Si sono avuti momenti di grande spettacolarità, forte impatto emotivo e coinvolgimento, in una scenografia colorata e dinamica, quando il cantante Daniele Silvestri – durante il “Concertone del 1° Maggio”, in Piazza San Giovanni a Roma – ha esortato il pubblico ad applaudire silenziosamente roteando e librando in alto le mani, come fanno le persone sorde che utilizzano la LIS, la cosiddetta “Lingua Italiana dei Segni”. Un applauso di così grande effetto e coralità certamente “lascia il segno” nel pubblico presente in piazza o che ha seguito da casa, tanto più che l’esibizione di Silvestri è stata accompagnata da quattro simpatici e bravi ragazzi, di una radio romana, Radio Kaos LIS, saliti sul palco appositamente per eseguire la versione in segni del testo A bocca chiusa.
Silvestri lo ha fatto in continuità con la sua ultima partecipazione al Festival di Sanremo, dove aveva presentato la sua canzone con analoga modalità, facendosi affiancare da un interprete LIS, e gli va riconosciuto l’impegno personale profuso per far conoscere le problematiche di alcune persone sorde.
Egli, spinto da tale impegno e anche dall’iniziativa di sottoscrizione on line di sostegno al riconoscimento ufficiale della LIS – avviata dai ragazzi della Radio Kaos LIS e che sta riscuotendo successo – ha però enunciato il 1° maggio alcune tesi anacronistiche, fuorvianti e non condivise, di fatto basate sulla scarsa conoscenza della complessità dell’argomento e su una visione antropologica della sordità che non ci appartiene.
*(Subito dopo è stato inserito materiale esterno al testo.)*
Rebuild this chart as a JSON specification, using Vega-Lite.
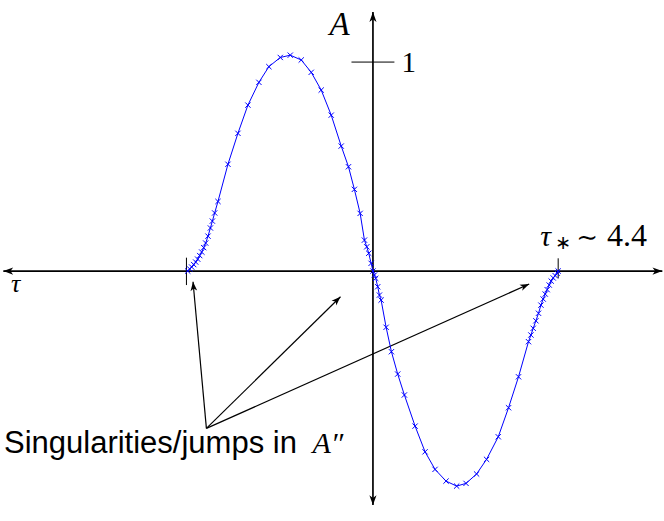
{
  "$schema": "https://vega.github.io/schema/vega-lite/v6.json",
  "width": 664,
  "height": 521,
  "padding": 0,
  "autosize": {"type": "fit", "contains": "padding"},
  "background": "white",
  "config": {"view": {"stroke": null}},
  "datasets": {
    "curve": [
      {"x": -4.400, "y": 0.000}, {"x": -4.353, "y": 0.010}, {"x": -4.305, "y": 0.019}, {"x": -4.258, "y": 0.031},
      {"x": -4.210, "y": 0.043}, {"x": -4.163, "y": 0.057}, {"x": -4.115, "y": 0.074}, {"x": -4.068, "y": 0.091},
      {"x": -4.020, "y": 0.112}, {"x": -3.973, "y": 0.134}, {"x": -3.918, "y": 0.167}, {"x": -3.861, "y": 0.206},
      {"x": -3.814, "y": 0.239}, {"x": -3.760, "y": 0.278}, {"x": -3.681, "y": 0.333}, {"x": -3.444, "y": 0.511},
      {"x": -3.207, "y": 0.659}, {"x": -2.970, "y": 0.794}, {"x": -2.709, "y": 0.903}, {"x": -2.472, "y": 0.978},
      {"x": -2.201, "y": 1.022}, {"x": -1.964, "y": 1.033}, {"x": -1.703, "y": 1.010}, {"x": -1.466, "y": 0.951},
      {"x": -1.229, "y": 0.866}, {"x": -0.991, "y": 0.746}, {"x": -0.754, "y": 0.598}, {"x": -0.581, "y": 0.499},
      {"x": -0.441, "y": 0.391}, {"x": -0.304, "y": 0.276}, {"x": -0.202, "y": 0.148}, {"x": -0.147, "y": 0.116},
      {"x": -0.100, "y": 0.085}, {"x": -0.043, "y": 0.037}, {"x": 0.000, "y": 0.000}, {"x": 0.036, "y": -0.019},
      {"x": 0.066, "y": -0.035}, {"x": 0.114, "y": -0.075}, {"x": 0.154, "y": -0.115}, {"x": 0.194, "y": -0.139},
      {"x": 0.313, "y": -0.269}, {"x": 0.439, "y": -0.386}, {"x": 0.588, "y": -0.493}, {"x": 0.747, "y": -0.593},
      {"x": 1.001, "y": -0.742}, {"x": 1.238, "y": -0.865}, {"x": 1.475, "y": -0.949}, {"x": 1.736, "y": -1.005},
      {"x": 1.988, "y": -1.029}, {"x": 2.211, "y": -1.016}, {"x": 2.462, "y": -0.971}, {"x": 2.699, "y": -0.901},
      {"x": 2.977, "y": -0.793}, {"x": 3.221, "y": -0.654}, {"x": 3.458, "y": -0.506}, {"x": 3.695, "y": -0.338},
      {"x": 3.752, "y": -0.306}, {"x": 3.807, "y": -0.274}, {"x": 3.871, "y": -0.238}, {"x": 3.933, "y": -0.202},
      {"x": 3.990, "y": -0.163}, {"x": 4.044, "y": -0.134}, {"x": 4.092, "y": -0.110}, {"x": 4.139, "y": -0.089},
      {"x": 4.187, "y": -0.067}, {"x": 4.234, "y": -0.048}, {"x": 4.282, "y": -0.033}, {"x": 4.329, "y": -0.022},
      {"x": 4.377, "y": -0.010}, {"x": 4.400, "y": 0.000}
    ],
    "segs": [
      {"kind": "axis", "x": -8.78, "y": 0, "x2": 6.874, "y2": 0},
      {"kind": "axis", "x": 0, "y": -1.12, "x2": 0, "y2": 1.239},
      {"kind": "tick", "x": -0.51, "y": 1, "x2": 0.51, "y2": 1},
      {"kind": "tick", "x": -4.43, "y": 0.064, "x2": -4.43, "y2": -0.067},
      {"kind": "tick", "x": 4.40, "y": 0.061, "x2": 4.40, "y2": -0.035},
      {"kind": "arrow", "x": -3.956, "y": -0.753, "x2": -4.274, "y2": -0.051},
      {"kind": "arrow", "x": -3.956, "y": -0.753, "x2": -0.771, "y2": -0.123},
      {"kind": "arrow", "x": -3.956, "y": -0.753, "x2": 3.712, "y2": -0.062}
    ],
    "heads": [
      {"dir": "right", "x": 6.874, "y": 0},
      {"dir": "left", "x": -8.78, "y": 0},
      {"dir": "up", "x": 0, "y": 1.239},
      {"dir": "down", "x": 0, "y": -1.12},
      {"dir": "a1", "x": -4.274, "y": -0.051},
      {"dir": "a2", "x": -0.771, "y": -0.123},
      {"dir": "a3", "x": 3.712, "y": -0.062}
    ],
    "labels": [
      {"kind": "big", "text": "A", "x": -1.03, "y": 1.129},
      {"kind": "num", "text": "1", "x": 0.68, "y": 0.952},
      {"kind": "tau", "text": "τ", "x": -8.6, "y": -0.100},
      {"kind": "taustar", "text": "τ", "x": 3.973, "y": 0.120},
      {"kind": "star", "text": "∗", "x": 4.329, "y": 0.105},
      {"kind": "sim", "text": "∼", "x": 4.827, "y": 0.120},
      {"kind": "num44", "text": "4.4", "x": 5.56, "y": 0.120},
      {"kind": "sing", "text": "Singularities/jumps in", "x": -8.764, "y": -0.871},
      {"kind": "app", "text": "A″", "x": -1.435, "y": -0.871}
    ]
  },
  "encoding": {
    "x": {"field": "x", "type": "quantitative", "scale": {"domain": [-8.859, 6.890], "nice": false, "zero": false}, "axis": null},
    "y": {"field": "y", "type": "quantitative", "scale": {"domain": [-1.196, 1.297], "nice": false, "zero": false}, "axis": null}
  },
  "layer": [
    {
      "data": {"name": "segs"},
      "transform": [{"filter": "datum.kind === 'arrow'"}],
      "mark": {"type": "rule", "color": "black", "strokeWidth": 1.2},
      "encoding": {"x2": {"field": "x2"}, "y2": {"field": "y2"}}
    },
    {
      "data": {"name": "segs"},
      "transform": [{"filter": "datum.kind === 'axis'"}],
      "mark": {"type": "rule", "color": "black", "strokeWidth": 1.7},
      "encoding": {"x2": {"field": "x2"}, "y2": {"field": "y2"}}
    },
    {
      "data": {"name": "segs"},
      "transform": [{"filter": "datum.kind === 'tick'"}],
      "mark": {"type": "rule", "color": "black", "strokeWidth": 1},
      "encoding": {"x2": {"field": "x2"}, "y2": {"field": "y2"}}
    },
    {
      "data": {"name": "curve"},
      "mark": {"type": "line", "color": "#0000ff", "strokeWidth": 1},
      "encoding": {}
    },
    {
      "data": {"name": "curve"},
      "mark": {"type": "point", "shape": "M-1,-1L1,1M1,-1L-1,1", "filled": false, "stroke": "#0000ff", "strokeWidth": 1, "size": 28, "opacity": 1}
    },
    {
      "data": {"name": "heads"},
      "transform": [{"filter": "datum.dir === 'right'"}],
      "mark": {"type": "point", "shape": "M0,0L0.8,2.2L0,1.6L-0.8,2.2Z", "filled": true, "color": "black", "size": 80, "angle": 90, "opacity": 1}
    },
    {
      "data": {"name": "heads"},
      "transform": [{"filter": "datum.dir === 'left'"}],
      "mark": {"type": "point", "shape": "M0,0L0.8,2.2L0,1.6L-0.8,2.2Z", "filled": true, "color": "black", "size": 80, "angle": 270, "opacity": 1}
    },
    {
      "data": {"name": "heads"},
      "transform": [{"filter": "datum.dir === 'up'"}],
      "mark": {"type": "point", "shape": "M0,0L0.8,2.2L0,1.6L-0.8,2.2Z", "filled": true, "color": "black", "size": 80, "angle": 0, "opacity": 1}
    },
    {
      "data": {"name": "heads"},
      "transform": [{"filter": "datum.dir === 'down'"}],
      "mark": {"type": "point", "shape": "M0,0L0.8,2.2L0,1.6L-0.8,2.2Z", "filled": true, "color": "black", "size": 80, "angle": 180, "opacity": 1}
    },
    {
      "data": {"name": "heads"},
      "transform": [{"filter": "datum.dir === 'a1'"}],
      "mark": {"type": "point", "shape": "M0,0L0.8,2.2L0,1.6L-0.8,2.2Z", "filled": true, "color": "black", "size": 70, "angle": -5.2, "opacity": 1}
    },
    {
      "data": {"name": "heads"},
      "transform": [{"filter": "datum.dir === 'a2'"}],
      "mark": {"type": "point", "shape": "M0,0L0.8,2.2L0,1.6L-0.8,2.2Z", "filled": true, "color": "black", "size": 70, "angle": 45.6, "opacity": 1}
    },
    {
      "data": {"name": "heads"},
      "transform": [{"filter": "datum.dir === 'a3'"}],
      "mark": {"type": "point", "shape": "M0,0L0.8,2.2L0,1.6L-0.8,2.2Z", "filled": true, "color": "black", "size": 70, "angle": 65.9, "opacity": 1}
    },
    {
      "data": {"name": "labels"},
      "transform": [{"filter": "datum.kind === 'big'"}],
      "mark": {"type": "text", "font": "Liberation Serif", "fontStyle": "italic", "fontSize": 33, "align": "left", "baseline": "alphabetic", "color": "black"},
      "encoding": {"text": {"field": "text"}}
    },
    {
      "data": {"name": "labels"},
      "transform": [{"filter": "datum.kind === 'num'"}],
      "mark": {"type": "text", "font": "Liberation Serif", "fontSize": 29, "align": "left", "baseline": "alphabetic", "color": "black"},
      "encoding": {"text": {"field": "text"}}
    },
    {
      "data": {"name": "labels"},
      "transform": [{"filter": "datum.kind === 'tau'"}],
      "mark": {"type": "text", "font": "Liberation Serif", "fontStyle": "italic", "fontSize": 26, "align": "left", "baseline": "alphabetic", "color": "black"},
      "encoding": {"text": {"field": "text"}}
    },
    {
      "data": {"name": "labels"},
      "transform": [{"filter": "datum.kind === 'taustar'"}],
      "mark": {"type": "text", "font": "Liberation Serif", "fontStyle": "italic", "fontSize": 30, "align": "left", "baseline": "alphabetic", "color": "black"},
      "encoding": {"text": {"field": "text"}}
    },
    {
      "data": {"name": "labels"},
      "transform": [{"filter": "datum.kind === 'star'"}],
      "mark": {"type": "text", "font": "DejaVu Sans", "fontSize": 19, "align": "left", "baseline": "alphabetic", "color": "black"},
      "encoding": {"text": {"field": "text"}}
    },
    {
      "data": {"name": "labels"},
      "transform": [{"filter": "datum.kind === 'sim'"}],
      "mark": {"type": "text", "font": "DejaVu Serif", "fontSize": 26, "align": "left", "baseline": "alphabetic", "color": "black"},
      "encoding": {"text": {"field": "text"}}
    },
    {
      "data": {"name": "labels"},
      "transform": [{"filter": "datum.kind === 'num44'"}],
      "mark": {"type": "text", "font": "Liberation Serif", "fontSize": 32, "align": "left", "baseline": "alphabetic", "color": "black"},
      "encoding": {"text": {"field": "text"}}
    },
    {
      "data": {"name": "labels"},
      "transform": [{"filter": "datum.kind === 'sing'"}],
      "mark": {"type": "text", "font": "Liberation Sans", "fontSize": 31, "align": "left", "baseline": "alphabetic", "color": "black"},
      "encoding": {"text": {"field": "text"}}
    },
    {
      "data": {"name": "labels"},
      "transform": [{"filter": "datum.kind === 'app'"}],
      "mark": {"type": "text", "font": "Liberation Serif", "fontStyle": "italic", "fontSize": 30, "align": "left", "baseline": "alphabetic", "color": "black"},
      "encoding": {"text": {"field": "text"}}
    }
  ]
}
Ha sostenuto, ad esempio, che «il riconoscimento LIS è una cosa talmente giusta che non andrebbe nemmeno spiegata» e che in tal modo «tantissime persone non sarebbero più lontane ed isolate, basterebbe informarsi»; per questo motivo «l’Italia è un Paese indietro anche in questo».
Sarebbe molto opportuno, da parte di Daniele Silvestri, rivedere queste tesi e aprirsi a un confronto aperto e sereno, se solo ne avesse desiderio e ne avvertisse l’esigenza, con nostro grande piacere. Lo ha già fatto il Parlamento Italiano in diverse Legislature, pervenendo a conclusioni assolutamente diverse dalle sue.
Infatti, l’Italia – contrariamente a quanto affermato da Silvestri – è un Paese molto avanti rispetto ad altri da lui citati. E molte persone sorde sono ben liete che il loro Stato non le riconosca forzatamente come appartenenti a una minoranza linguistica separata, quella della LIS; insomma, oggi non vi è alcun bisogno di riconoscimento LIS, è già tutto garantito.
L’Italia è di tradizione oralista, ovvero ritiene che per non isolare le persone sorde si debba metterle in condizioni di esprimersi e relazionarsi con le altre persone mediante l’uso della lingua italiana, che comprende anche la forma scritta, contrariamente alla LIS, che non essendo lingua verbale, ne è completamente priva.
È il Paese che per primo ha chiuso gli istituti speciali per sordi, avviando gli alunni nelle scuole di tutti. Ed è anche bene sapere che oggi più che mai è possibile per tutti i bambini nati sordi, anche con sordità profonda, acquisire competenza nella lingua italiana e perfino capacità percettiva uditiva. Su questi obiettivi si fondano gli attuali bisogni.
D’altro canto, tutte le persone sorde che ancora necessitano dell’ausilio della LIS sono anch’esse ben tutelate dalla vigente legislazione, nei diversi àmbiti: assistenti nelle scuole e interpreti nelle università, nelle aule giudiziarie, in programmi televisivi, attraverso benefìci economici ed assistenziali, agevolazioni fiscali di varia natura ed esenzioni, e infine mediante l’erogazione diretta in denaro di un’indennità di comunicazione, indipendentemente dal reddito personale.
È auspicabile dunque che, passata questa fase enfatica e talvolta emotiva, si torni a parlare con serenità dei reali e attuali problemi, a cominciare dal lavoro – visto anche il contesto del 1° maggio – che le persone sorde devono affrontare ogni giorno, come tanti altri cittadini e tante altre persone con disabilità, fortemente creditrici verso le politiche sociali messe in campo attualmente dallo Stato.
E nello specifico c’è da domandarsi se sia veramente tanto difficile pensare di predisporre servizi di sottotitolazione un po’ ovunque, nei luoghi pubblici, della cultura, dell’arte e del tempo libero e quindi perfino in Piazza San Giovanni a Roma. In fondo si tratterebbe di buona progettazione universale, a vantaggio di tutti e non solo di cosiddette categorie di disabili.
Con tutta la stima per l’artista Daniele Silvestri.